Enable safe self-service

For the business side to move fast, you need safe self-service.

Version every rate card, gate new pricing behind feature flags, and run contract tests so a mistyped decimal never hits production.

Rule engines make these guardrails trivial by letting you simulate invoices before changes go live.

Monitor billing health without operational burden

When billing becomes infrastructure, you gain operational visibility without operational burden.

Monitor that usage events flow correctly to prevent revenue leakage. Track every change to contracts and rate cards with audit trails. Export usage, customer, and revenue data to power your existing business intelligence workflows.

The key difference: when something breaks, you're debugging a single service instead of hunting through scattered billing code across multiple repositories.

Restore engineering focus to competitive advantage

When billing lives inside specialized infrastructure instead of your product codebase, you reclaim the scarcest resource on your team: senior engineering hours.

The three traps that sideline your best engineers dissolve when pricing rules change through configuration instead of code rewrites. Engineers who used to chase invoice discrepancies can return to architecting features that set your product apart.

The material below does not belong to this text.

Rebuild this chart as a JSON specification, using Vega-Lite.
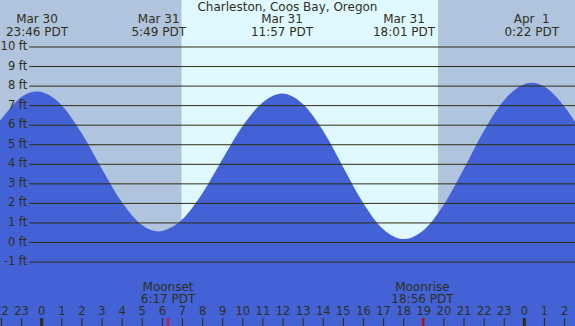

Modern companies treat billing like any other piece of core infrastructure. Platforms like Metronome handle the complexity of real-time usage metering, hybrid pricing models, and enterprise contracts so your engineers can focus on competitive advantage.

The hidden costs of engineering-owned billing become investments in product development when you let specialized infrastructure handle what it does best: turning usage into revenue, accurately and at scale.